自分で蒔いた種から芽が出る瞬間に植物のエネルギーを感じられるのが農業の魅力だと思っています。都市で働く私たちは、仕事や家事、子育てなど、毎日ストレスにさらされていますから、畑で体を動かして汗をかくことでリフレッシュしてほしい、そして、畑仕事の面白さを伝えたいと思って、農作業体験ができる農園を立ち上げました。
こびと農園と名づけたのは、小さい頃から食物アレルギーで卵や牛乳、肉や魚などが食べられず、身長144cmの体に強いコンプレックスを持っていた私自身を象徴する言葉から名付けましたが、私と同じように悩みや苦しみを経験してきた方に農を通じて心に豊さと癒しを提供したいと思っています。
私の考えに共感し、応援してくださるファンも少しずつ増えています。苦しいこともたくさんありますが、農業を絡めることでいろいろな可能性が広がっています。熊本県の農業法人に就職した直後に、熊本地震で就職先が閉園した時には、「自分には農業が向いていないのかもしれない」と落ち込みましたが、今では天職だと思ってます。

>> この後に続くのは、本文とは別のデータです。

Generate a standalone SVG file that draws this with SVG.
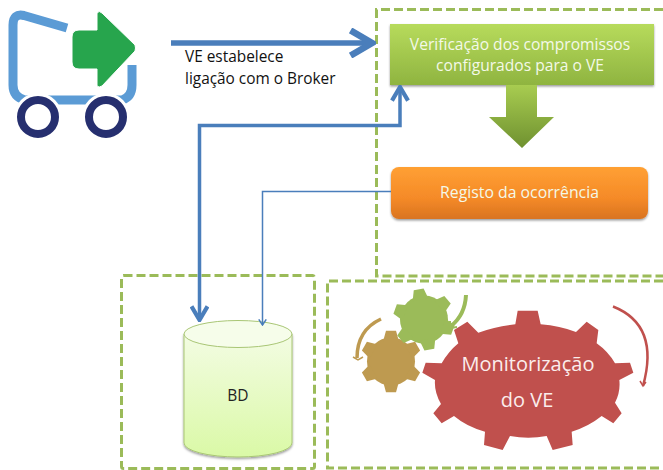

また農業アカデミーで栽培技術を勉強しながら、中小企業向けの起業や経営について学べたことは、農業経営以外の視点を持つことにつながったので、とても良かったと思います。
■今後の展望
武蔵野市と小金井市は車で10分くらいの距離ですが、2拠点に畑を持つことは、生産効率は下がります。毎日見回って手間をかける必要がある作物と、そうでもない作物を畑ごとに分けています。事業規模を大きくしていきたいので将来的には人を雇用したいと考えています。